### Exercise task:
Copy out every record below exactly as written, but leave out any pictures.

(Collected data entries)
* * * * * * *

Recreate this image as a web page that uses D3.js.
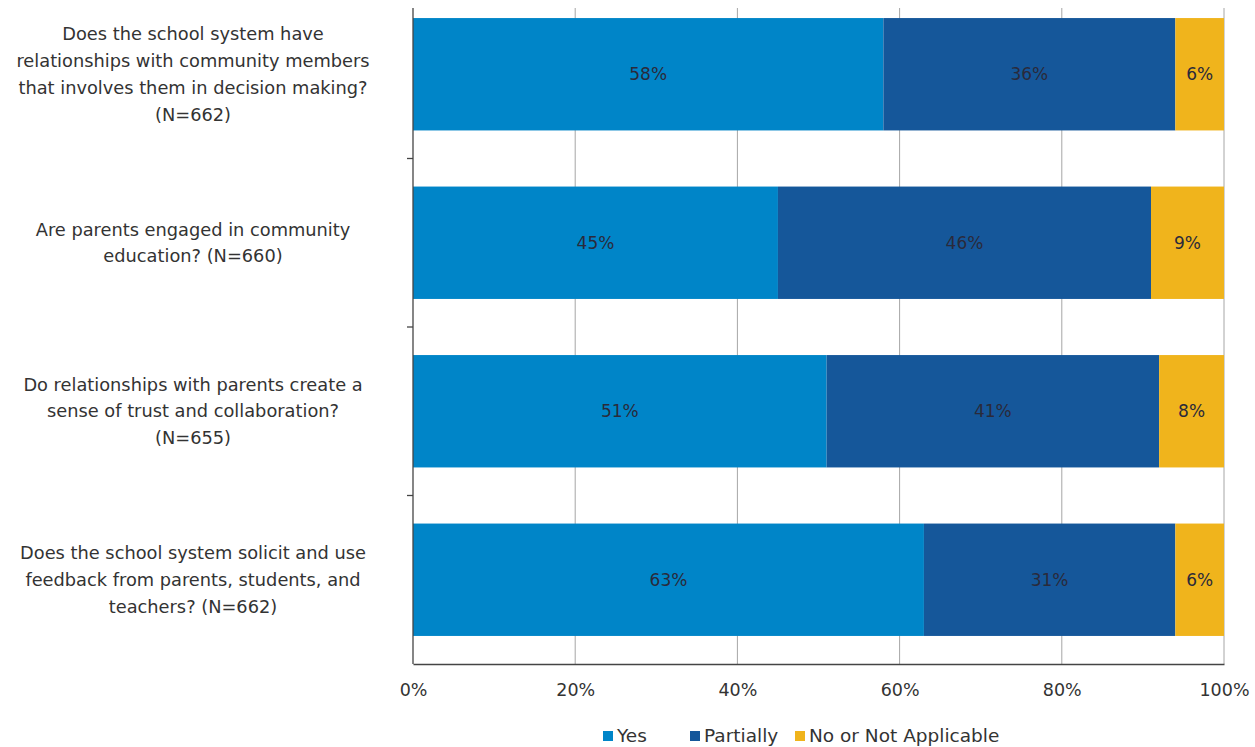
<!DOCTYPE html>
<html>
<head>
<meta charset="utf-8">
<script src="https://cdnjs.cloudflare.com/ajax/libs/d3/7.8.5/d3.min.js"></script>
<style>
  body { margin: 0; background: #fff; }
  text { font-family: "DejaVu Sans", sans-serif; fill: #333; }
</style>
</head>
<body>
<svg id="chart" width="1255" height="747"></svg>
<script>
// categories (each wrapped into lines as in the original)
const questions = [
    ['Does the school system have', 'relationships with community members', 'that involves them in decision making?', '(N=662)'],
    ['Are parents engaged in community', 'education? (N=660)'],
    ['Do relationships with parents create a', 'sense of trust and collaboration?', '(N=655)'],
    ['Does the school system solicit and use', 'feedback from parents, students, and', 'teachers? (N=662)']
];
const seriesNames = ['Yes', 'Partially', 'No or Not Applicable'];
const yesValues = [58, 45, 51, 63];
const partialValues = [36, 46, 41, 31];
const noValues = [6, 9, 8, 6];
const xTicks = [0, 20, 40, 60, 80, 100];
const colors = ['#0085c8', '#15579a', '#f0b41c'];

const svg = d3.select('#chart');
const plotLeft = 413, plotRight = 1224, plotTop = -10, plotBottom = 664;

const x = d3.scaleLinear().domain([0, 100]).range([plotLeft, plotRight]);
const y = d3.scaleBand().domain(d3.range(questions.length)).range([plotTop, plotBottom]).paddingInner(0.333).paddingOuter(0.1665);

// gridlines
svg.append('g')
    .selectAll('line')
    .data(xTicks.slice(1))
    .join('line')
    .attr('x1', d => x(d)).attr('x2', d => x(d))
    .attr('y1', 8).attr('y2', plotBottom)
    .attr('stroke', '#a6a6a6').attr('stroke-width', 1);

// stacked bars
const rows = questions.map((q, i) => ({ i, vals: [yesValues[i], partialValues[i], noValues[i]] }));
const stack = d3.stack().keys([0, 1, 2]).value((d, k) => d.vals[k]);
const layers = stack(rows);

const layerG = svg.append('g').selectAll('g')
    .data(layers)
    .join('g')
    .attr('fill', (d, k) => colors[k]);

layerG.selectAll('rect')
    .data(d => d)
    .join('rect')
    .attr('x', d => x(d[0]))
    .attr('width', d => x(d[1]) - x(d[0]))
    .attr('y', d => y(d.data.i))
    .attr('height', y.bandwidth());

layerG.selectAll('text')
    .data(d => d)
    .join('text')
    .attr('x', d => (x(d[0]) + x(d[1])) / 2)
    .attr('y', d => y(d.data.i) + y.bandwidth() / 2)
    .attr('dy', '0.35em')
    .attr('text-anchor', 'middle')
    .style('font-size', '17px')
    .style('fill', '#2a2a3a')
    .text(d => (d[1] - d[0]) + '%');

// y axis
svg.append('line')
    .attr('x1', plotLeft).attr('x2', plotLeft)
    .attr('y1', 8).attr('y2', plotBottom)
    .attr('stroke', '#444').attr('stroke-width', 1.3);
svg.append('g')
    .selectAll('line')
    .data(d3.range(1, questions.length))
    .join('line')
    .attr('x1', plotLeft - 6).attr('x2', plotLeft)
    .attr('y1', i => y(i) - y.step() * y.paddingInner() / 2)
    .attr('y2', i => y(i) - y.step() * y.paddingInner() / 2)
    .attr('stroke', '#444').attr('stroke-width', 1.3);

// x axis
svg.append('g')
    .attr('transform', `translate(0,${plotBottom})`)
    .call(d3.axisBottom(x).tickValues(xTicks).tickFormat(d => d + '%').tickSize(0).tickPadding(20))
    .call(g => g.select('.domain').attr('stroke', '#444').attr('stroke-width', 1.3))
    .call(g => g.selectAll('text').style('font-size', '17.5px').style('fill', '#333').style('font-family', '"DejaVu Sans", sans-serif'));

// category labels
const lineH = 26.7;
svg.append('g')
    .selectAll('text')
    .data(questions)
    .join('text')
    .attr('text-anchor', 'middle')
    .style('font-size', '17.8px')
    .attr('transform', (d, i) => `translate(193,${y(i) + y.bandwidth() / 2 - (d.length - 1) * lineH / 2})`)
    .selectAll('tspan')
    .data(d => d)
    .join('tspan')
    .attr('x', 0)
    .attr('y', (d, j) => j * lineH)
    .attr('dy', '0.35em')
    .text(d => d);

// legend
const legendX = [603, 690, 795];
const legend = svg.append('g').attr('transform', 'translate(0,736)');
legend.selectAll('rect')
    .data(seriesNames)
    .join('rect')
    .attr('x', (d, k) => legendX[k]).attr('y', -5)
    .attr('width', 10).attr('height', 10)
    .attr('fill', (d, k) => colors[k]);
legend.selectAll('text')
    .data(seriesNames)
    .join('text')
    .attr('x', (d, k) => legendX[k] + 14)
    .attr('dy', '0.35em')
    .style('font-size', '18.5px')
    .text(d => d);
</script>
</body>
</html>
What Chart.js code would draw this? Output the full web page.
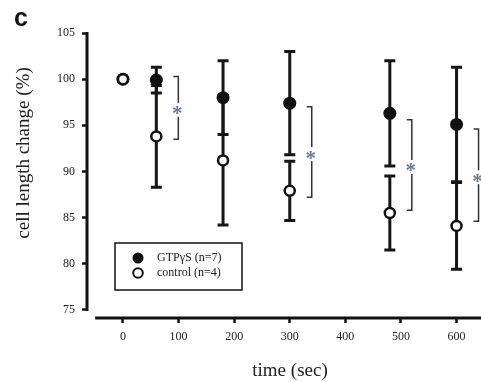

* * * * * * *

### Reply to the task:
Recreate this image as a web page that uses D3.js.
<!DOCTYPE html>
<html>
<head>
<meta charset="utf-8">
<script src="https://cdnjs.cloudflare.com/ajax/libs/d3/7.8.5/d3.min.js"></script>
<style>
  body { margin: 0; background: #fff; }
  text { font-family: "DejaVu Sans", sans-serif; fill: #333; }
</style>
</head>
<body>
<svg id="chart" width="1255" height="747"></svg>
<script>
// categories (each wrapped into lines as in the original)
const questions = [
    ['Does the school system have', 'relationships with community members', 'that involves them in decision making?', '(N=662)'],
    ['Are parents engaged in community', 'education? (N=660)'],
    ['Do relationships with parents create a', 'sense of trust and collaboration?', '(N=655)'],
    ['Does the school system solicit and use', 'feedback from parents, students, and', 'teachers? (N=662)']
];
const seriesNames = ['Yes', 'Partially', 'No or Not Applicable'];
const yesValues = [58, 45, 51, 63];
const partialValues = [36, 46, 41, 31];
const noValues = [6, 9, 8, 6];
const xTicks = [0, 20, 40, 60, 80, 100];
const colors = ['#0085c8', '#15579a', '#f0b41c'];

const svg = d3.select('#chart');
const plotLeft = 413, plotRight = 1224, plotTop = -10, plotBottom = 664;

const x = d3.scaleLinear().domain([0, 100]).range([plotLeft, plotRight]);
const y = d3.scaleBand().domain(d3.range(questions.length)).range([plotTop, plotBottom]).paddingInner(0.333).paddingOuter(0.1665);

// gridlines
svg.append('g')
    .selectAll('line')
    .data(xTicks.slice(1))
    .join('line')
    .attr('x1', d => x(d)).attr('x2', d => x(d))
    .attr('y1', 8).attr('y2', plotBottom)
    .attr('stroke', '#a6a6a6').attr('stroke-width', 1);

// stacked bars
const rows = questions.map((q, i) => ({ i, vals: [yesValues[i], partialValues[i], noValues[i]] }));
const stack = d3.stack().keys([0, 1, 2]).value((d, k) => d.vals[k]);
const layers = stack(rows);

const layerG = svg.append('g').selectAll('g')
    .data(layers)
    .join('g')
    .attr('fill', (d, k) => colors[k]);

layerG.selectAll('rect')
    .data(d => d)
    .join('rect')
    .attr('x', d => x(d[0]))
    .attr('width', d => x(d[1]) - x(d[0]))
    .attr('y', d => y(d.data.i))
    .attr('height', y.bandwidth());

layerG.selectAll('text')
    .data(d => d)
    .join('text')
    .attr('x', d => (x(d[0]) + x(d[1])) / 2)
    .attr('y', d => y(d.data.i) + y.bandwidth() / 2)
    .attr('dy', '0.35em')
    .attr('text-anchor', 'middle')
    .style('font-size', '17px')
    .style('fill', '#2a2a3a')
    .text(d => (d[1] - d[0]) + '%');

// y axis
svg.append('line')
    .attr('x1', plotLeft).attr('x2', plotLeft)
    .attr('y1', 8).attr('y2', plotBottom)
    .attr('stroke', '#444').attr('stroke-width', 1.3);
svg.append('g')
    .selectAll('line')
    .data(d3.range(1, questions.length))
    .join('line')
    .attr('x1', plotLeft - 6).attr('x2', plotLeft)
    .attr('y1', i => y(i) - y.step() * y.paddingInner() / 2)
    .attr('y2', i => y(i) - y.step() * y.paddingInner() / 2)
    .attr('stroke', '#444').attr('stroke-width', 1.3);

// x axis
svg.append('g')
    .attr('transform', `translate(0,${plotBottom})`)
    .call(d3.axisBottom(x).tickValues(xTicks).tickFormat(d => d + '%').tickSize(0).tickPadding(20))
    .call(g => g.select('.domain').attr('stroke', '#444').attr('stroke-width', 1.3))
    .call(g => g.selectAll('text').style('font-size', '17.5px').style('fill', '#333').style('font-family', '"DejaVu Sans", sans-serif'));

// category labels
const lineH = 26.7;
svg.append('g')
    .selectAll('text')
    .data(questions)
    .join('text')
    .attr('text-anchor', 'middle')
    .style('font-size', '17.8px')
    .attr('transform', (d, i) => `translate(193,${y(i) + y.bandwidth() / 2 - (d.length - 1) * lineH / 2})`)
    .selectAll('tspan')
    .data(d => d)
    .join('tspan')
    .attr('x', 0)
    .attr('y', (d, j) => j * lineH)
    .attr('dy', '0.35em')
    .text(d => d);

// legend
const legendX = [603, 690, 795];
const legend = svg.append('g').attr('transform', 'translate(0,736)');
legend.selectAll('rect')
    .data(seriesNames)
    .join('rect')
    .attr('x', (d, k) => legendX[k]).attr('y', -5)
    .attr('width', 10).attr('height', 10)
    .attr('fill', (d, k) => colors[k]);
legend.selectAll('text')
    .data(seriesNames)
    .join('text')
    .attr('x', (d, k) => legendX[k] + 14)
    .attr('dy', '0.35em')
    .style('font-size', '18.5px')
    .text(d => d);
</script>
</body>
</html>
What Chart.js code would draw this? Output the full web page.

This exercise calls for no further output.